Abstract

In classrooms, conferences, and dinner table discussions, I have often recounted the scene in 1980s Angola where Cuban troops defended American-owned oil installations from attack by US-backed UNITA troops, who were fighting the Angolan government in a civil war. It is a tidy example that shows US business and state interests do not always overlap. Reading Cuba and Africa, 1959–1994, a new volume edited by Giulia Bonacci, Adrien Delmas, and Kali Argyriadis, offers many other surprising and instructive scenarios. Among them is the fact that Cuban exiles (Miami-based veterans of the Bay of Pigs) fought the Cuban troops sent by Castro to support the post-Lumumba nationalists in the Congo and the MPLA (People’s Movement for the Liberation of Angola) in Angola. The support the Castro government offered African states, especially its intervention in Angola, is not new to me. But learning of anti-Castro Cubans choosing Central Africa as a theater to fight Castro was.

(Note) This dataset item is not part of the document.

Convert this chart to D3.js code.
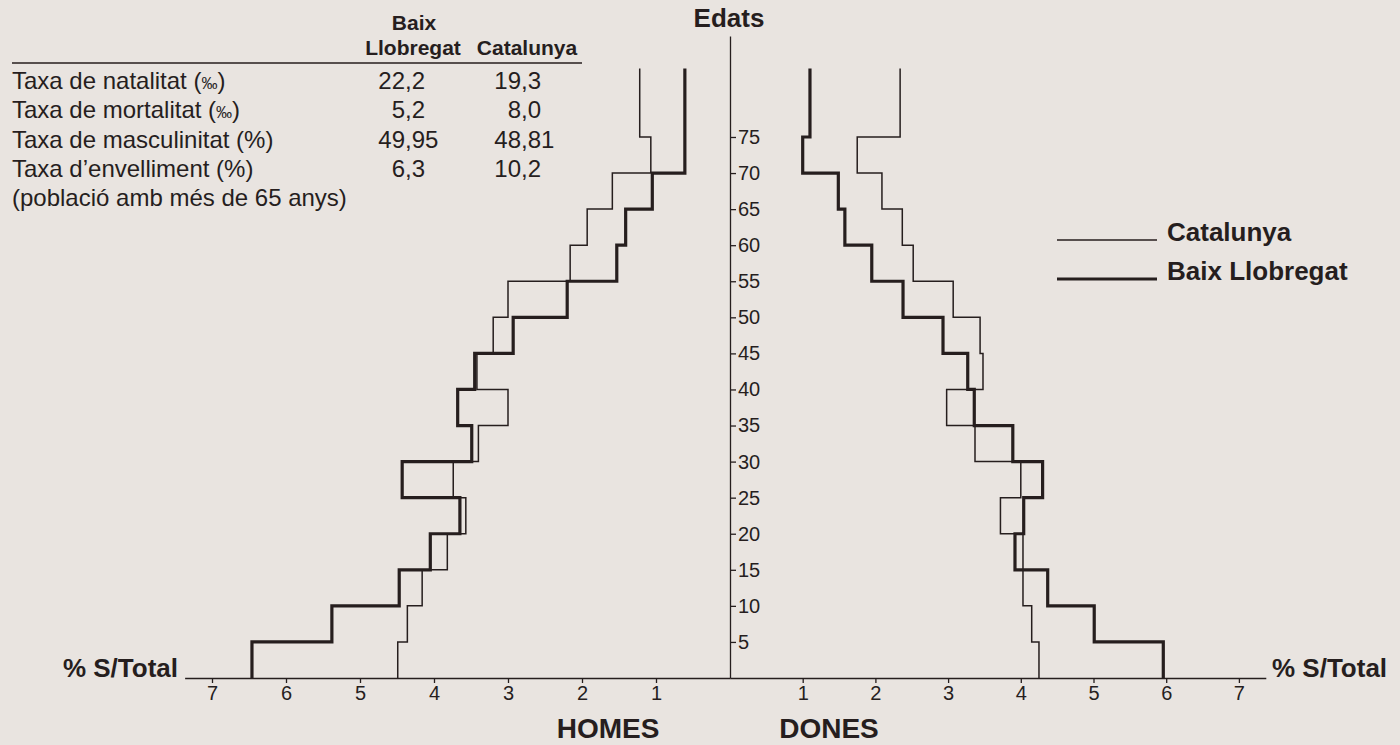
<!DOCTYPE html>
<html>
<head>
<meta charset="utf-8">
<script src="https://cdn.jsdelivr.net/npm/d3@7"></script>
<style>
  body { margin: 0; background: #e9e4e0; }
  svg { display: block; font-family: "Liberation Sans", Arial, Helvetica, sans-serif; }
</style>
</head>
<body>
<div id="chart"></div>
<script>
// Age bands (5 years each, the last one is "75 and over", drawn up to 84.5)
const ageStart = [0, 5, 10, 15, 20, 25, 30, 35, 40, 45, 50, 55, 60, 65, 70, 75];
const ageEnd   = [5, 10, 15, 20, 25, 30, 35, 40, 45, 50, 55, 60, 65, 70, 75, 84.5];
const ageTicks = [5, 10, 15, 20, 25, 30, 35, 40, 45, 50, 55, 60, 65, 70, 75];

// % over total population, per band
const homesBaix = [6.46, 5.38, 4.47, 4.05, 3.65, 4.43, 3.49, 3.68, 3.45, 2.93, 2.20, 1.53, 1.41, 1.05, 0.61, 0.61];
const homesCat  = [4.49, 4.36, 4.16, 3.82, 3.57, 3.74, 3.40, 3.00, 3.42, 3.20, 3.00, 2.16, 1.93, 1.59, 1.07, 1.22];
const donesBaix = [5.96, 5.01, 4.37, 3.92, 4.04, 4.30, 3.89, 3.36, 3.27, 2.93, 2.38, 1.95, 1.58, 1.49, 1.00, 1.10];
const donesCat  = [4.25, 4.15, 4.03, 4.03, 3.72, 4.00, 3.37, 2.98, 3.48, 3.44, 3.07, 2.52, 2.37, 2.09, 1.75, 2.34];
const pctTicks = [1, 2, 3, 4, 5, 6, 7];

// Table
const tableLabels = ['Taxa de natalitat', 'Taxa de mortalitat', 'Taxa de masculinitat (%)', "Taxa d\u2019envelliment (%)"];
const tableMille = [true, true, false, false];
const tableBaix = [22.2, 5.2, 49.95, 6.3];
const tableCat = [19.3, 8.0, 48.81, 10.2];
const tableDecimals = [1, 1, 2, 1];
const tableNote = '(població amb més de 65 anys)';

const width = 1400, height = 745;
const ink = '#261e1e';

const svg = d3.select('#chart').append('svg')
    .attr('width', width)
    .attr('height', height);

svg.append('rect').attr('width', width).attr('height', height).attr('fill', '#e9e4e0');

// Scales
const originX = 730;
const xMax = 7.37;
const xHomes = d3.scaleLinear().domain([0, xMax]).range([originX, originX - xMax * 74]);
const xDones = d3.scaleLinear().domain([0, xMax]).range([originX, originX + xMax * 72.7]);
const y = d3.scaleLinear().domain([0, 89]).range([678, 36]);

// Axes
function styleAxis(g) {
    g.selectAll('path, line').attr('stroke', ink).attr('stroke-width', 1.3);
    g.selectAll('text').attr('fill', ink).attr('font-size', '20px')
        .attr('font-family', '"Liberation Sans", Arial, sans-serif');
}

svg.append('g')
    .attr('transform', `translate(0, ${y(0)})`)
    .call(d3.axisBottom(xHomes).tickValues(pctTicks).tickSize(5).tickPadding(3).tickSizeOuter(0))
    .call(styleAxis);

svg.append('g')
    .attr('transform', `translate(0, ${y(0)})`)
    .call(d3.axisBottom(xDones).tickValues(pctTicks).tickSize(5).tickPadding(3).tickSizeOuter(0))
    .call(styleAxis);

svg.append('g')
    .attr('transform', `translate(${originX}, 0)`)
    .call(d3.axisRight(y).tickValues(ageTicks).tickSize(6).tickPadding(2).tickSizeOuter(0))
    .call(styleAxis);

// Step lines
function stepPoints(values) {
    const pts = [];
    values.forEach((v, i) => {
        pts.push([v, ageStart[i]]);
        pts.push([v, ageEnd[i]]);
    });
    return pts;
}

const series = [
    { values: homesCat, x: xHomes, w: 1.5 },
    { values: donesCat, x: xDones, w: 1.5 },
    { values: homesBaix, x: xHomes, w: 3.2 },
    { values: donesBaix, x: xDones, w: 3.2 }
];

series.forEach(s => {
    const line = d3.line().x(d => s.x(d[0])).y(d => y(d[1]));
    svg.append('path')
        .datum(stepPoints(s.values))
        .attr('d', line)
        .attr('fill', 'none')
        .attr('stroke', ink)
        .attr('stroke-width', s.w)
        .attr('stroke-linejoin', 'miter');
});

// Axis titles
svg.append('text').attr('x', originX - 1).attr('y', 27)
    .attr('text-anchor', 'middle').attr('font-size', '26px').attr('font-weight', 'bold')
    .attr('fill', ink).text('Edats');

svg.append('text').attr('x', 178).attr('y', 677)
    .attr('text-anchor', 'end').attr('font-size', '26px').attr('font-weight', 'bold')
    .attr('fill', ink).text('% S/Total');

svg.append('text').attr('x', 1272).attr('y', 677)
    .attr('text-anchor', 'start').attr('font-size', '26px').attr('font-weight', 'bold')
    .attr('fill', ink).text('% S/Total');

svg.append('text').attr('x', 608).attr('y', 738)
    .attr('text-anchor', 'middle').attr('font-size', '28px').attr('font-weight', 'bold')
    .attr('fill', ink).text('HOMES');

svg.append('text').attr('x', 829).attr('y', 738)
    .attr('text-anchor', 'middle').attr('font-size', '28px').attr('font-weight', 'bold')
    .attr('fill', ink).text('DONES');

// Legend
const legend = svg.append('g').attr('transform', 'translate(1057, 240)');
[{ name: 'Catalunya', w: 1.5 }, { name: 'Baix Llobregat', w: 3.2 }].forEach((d, i) => {
    legend.append('line')
        .attr('x1', 0).attr('x2', 100)
        .attr('y1', i * 39).attr('y2', i * 39)
        .attr('stroke', ink).attr('stroke-width', d.w);
    legend.append('text')
        .attr('x', 110).attr('y', i * 39 + 1)
        .attr('font-size', '26px').attr('font-weight', 'bold')
        .attr('fill', ink).text(d.name);
});

// Table top-left
const table = svg.append('g');
table.append('text').attr('x', 414).attr('y', 30).attr('text-anchor', 'middle')
    .attr('font-size', '21px').attr('font-weight', 'bold').attr('fill', ink).text('Baix');
table.append('text').attr('x', 413).attr('y', 55).attr('text-anchor', 'middle')
    .attr('font-size', '21px').attr('font-weight', 'bold').attr('fill', ink).text('Llobregat');
table.append('text').attr('x', 527).attr('y', 55).attr('text-anchor', 'middle')
    .attr('font-size', '21px').attr('font-weight', 'bold').attr('fill', ink).text('Catalunya');
table.append('line').attr('x1', 12).attr('x2', 582).attr('y1', 63).attr('y2', 63)
    .attr('stroke', ink).attr('stroke-width', 1.6);

const rowY = i => 89 + i * 29.3;
const fmt = (v, dec) => v.toFixed(dec).split('.');

tableLabels.forEach((label, i) => {
    const t = table.append('text').attr('x', 12).attr('y', rowY(i))
        .attr('font-size', '24px').attr('fill', ink);
    if (tableMille[i]) {
        t.append('tspan').text(label + ' (');
        t.append('tspan').attr('font-size', '16px').text('\u2030');
        t.append('tspan').text(')');
    } else {
        t.text(label);
    }
    [[tableBaix, 405], [tableCat, 521]].forEach(([vals, cx]) => {
        const parts = fmt(vals[i], tableDecimals[i]);
        table.append('text').attr('x', cx).attr('y', rowY(i)).attr('text-anchor', 'end')
            .attr('font-size', '24px').attr('fill', ink).text(parts[0]);
        table.append('text').attr('x', cx).attr('y', rowY(i)).attr('text-anchor', 'start')
            .attr('font-size', '24px').attr('fill', ink).text(',' + parts[1]);
    });
});

table.append('text').attr('x', 12).attr('y', rowY(4))
    .attr('font-size', '24px').attr('fill', ink).text(tableNote);
</script>
</body>
</html>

While this is the example that most surprised me, the book as a whole offers fresh perspectives on Cuban-African relations. Cultural exchanges, civil and social scientific cooperation, and religious affiliations and imaginations, read alongside histories of more familiar military and political support, enrich a literature that has focused on the geopolitics of the Cold War and Cuba’s well-known military interventions on the African continent.